Monday, March 23, 2026

NYSE removes options cap on 11 Bitcoin and Ether ETFs, altering derivatives access

Neon illustration of Bitcoin and Ether ETF options with expanding liquidity on a futuristic trading desk.

NYSE has removed a previously applied cap on options tied to 11 exchange-traded funds linked to Bitcoin and Ethereum, opening the door to a broader listed-derivatives market around those products. The change gives the market more room to build options exposure around the two largest crypto assets through regulated ETF structures.

The decision has immediate relevance for institutions and treasury desks that use listed options to hedge or express directional views through ETF wrappers rather than direct token custody. By lifting the restriction, NYSE has widened the potential notional capacity available in exchange-listed contracts tied to Bitcoin- and Ether-based funds.
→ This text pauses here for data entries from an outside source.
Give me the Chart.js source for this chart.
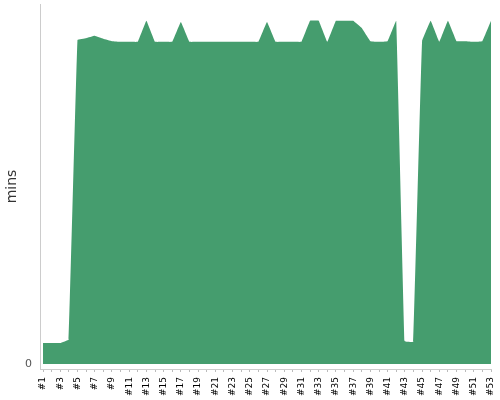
<!DOCTYPE html>
<html><head><meta charset="utf-8">
<script src="https://cdn.jsdelivr.net/npm/chart.js@4"></script>
<style>html,body{margin:0;padding:0;background:#fff}#wrap{width:500px;height:400px}</style>
</head><body><div id="wrap"><canvas id="c"></canvas></div>
<script>
const runs = Array.from({length:53},(_,i)=>i+1);
const labels = runs.map(n=>'#'+n);
const mins = [3.5,3.5,3.5,4.1,54.0,54.3,54.7,54.2,53.8,53.7,
  53.7,53.7,57.2,53.7,53.7,53.7,57.0,53.7,53.7,53.7,
  53.7,53.7,53.7,53.7,53.7,53.7,57.0,53.7,53.7,53.7,
  53.7,57.2,57.2,53.7,57.2,57.2,57.2,56.0,53.8,53.7,
  53.8,57.2,3.8,3.7,53.8,57.2,53.7,57.2,53.8,53.8,
  53.7,53.8,57.2];
const yLabel = 'mins';
const green = 'rgb(69,157,110)';

new Chart(document.getElementById('c'), {
  type: 'line',
  data: {
    datasets: [{
      data: runs.map((r,i)=>({x:r,y:mins[i]})),
      backgroundColor: green,
      borderColor: green,
      borderWidth: 0,
      fill: 'origin',
      pointRadius: 0,
      tension: 0.05
    }]
  },
  options: {
    responsive: true,
    maintainAspectRatio: false,
    animation: false,
    layout: {padding: {top: 4, right: 9, left: 4, bottom: 0}},
    plugins: {legend: {display: false}, tooltip: {enabled: false}},
    scales: {
      x: {
        type: 'linear',
        min: 0.65, max: 53,
        afterBuildTicks: s => { s.ticks = runs.map(v=>({value:v})); },
        grid: {drawOnChartArea: false, drawTicks: true, tickLength: 3, color: '#bbb'},
        border: {color: '#ccc'},
        ticks: {
          autoSkip: false, maxRotation: 90, minRotation: 90, padding: 5,
          color: '#000', font: {family: 'DejaVu Sans', size: 9},
          callback: (v) => (v % 2 === 1) ? labels[v-1] : ''
        },
        afterFit: s => { s.height = 31; s.paddingLeft = 0; s.paddingRight = 0; }
      },
      y: {
        min: -0.83, max: 60,
        afterBuildTicks: s => { s.ticks = [{value:0}]; },
        grid: {display: false, drawTicks: false},
        border: {color: '#ccc'},
        ticks: {color: '#555', font: {family: 'DejaVu Sans', size: 11}, padding: 8},
        title: {display: true, text: yLabel, color: '#333', font: {family: 'DejaVu Sans', size: 14}, padding: {top:0,bottom:4}},
        afterFit: s => { s.width = 36; s.paddingTop = 0; s.paddingBottom = 0; }
      }
    }
  }
});
</script></body></html>
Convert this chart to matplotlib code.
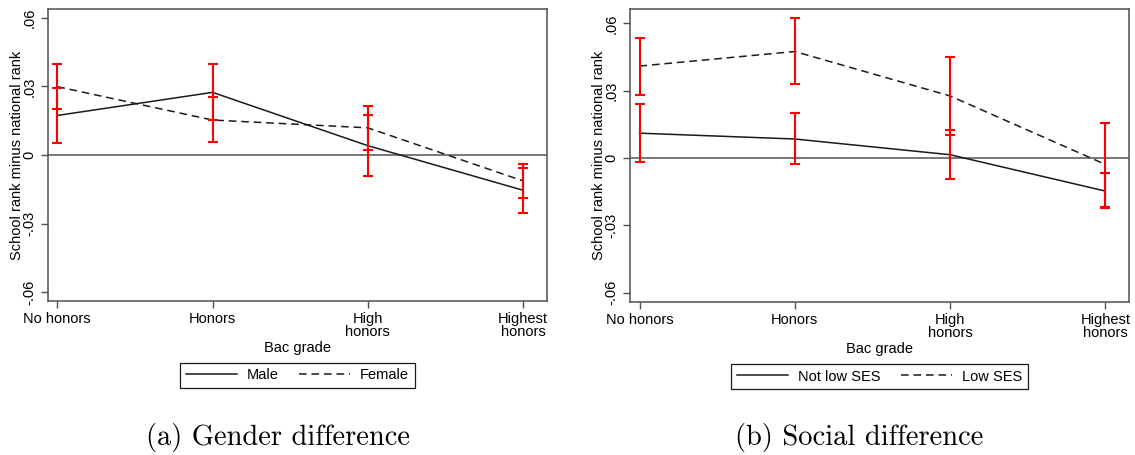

A Larger Listed Options Market Now Becomes Possible

The practical effect is straightforward: options activity tied to those ETFs will no longer be constrained by the previous ceiling. That shift should make it easier for larger participants to execute hedging programs, manage delta exposure and scale listed-options positions without running into the same exchange-imposed limitation.

A broader options market could also improve trading conditions across the affected funds. If more contracts reach the market and open interest expands, larger trades may face less execution friction and benefit from deeper on-exchange liquidity.

That matters because listed options often serve as the preferred channel for institutions that want standardized execution and clearing rather than bespoke bilateral arrangements. With the cap removed, some of the demand that might otherwise have gone to OTC markets can remain inside the listed ecosystem.

The Change Also Raises New Risk and Clearing Demands

The expansion in contract availability is not only a liquidity story. A larger listed-options market will also increase open interest, notional exposure and the concentration of risk that clearing and counterparty systems must absorb.

The decision changes the operational picture. More on-exchange derivatives activity means more attention must be paid to options books, clearing exposures and the interaction between ETF holdings and listed hedging flows.

The next signals to watch will come from the market itself. Order-book depth, open-interest growth and changes in implied volatility across the 11 affected ETFs will show whether the removal of the cap produces a meaningful expansion in institutional use or simply broadens the market’s capacity without an immediate surge in demand.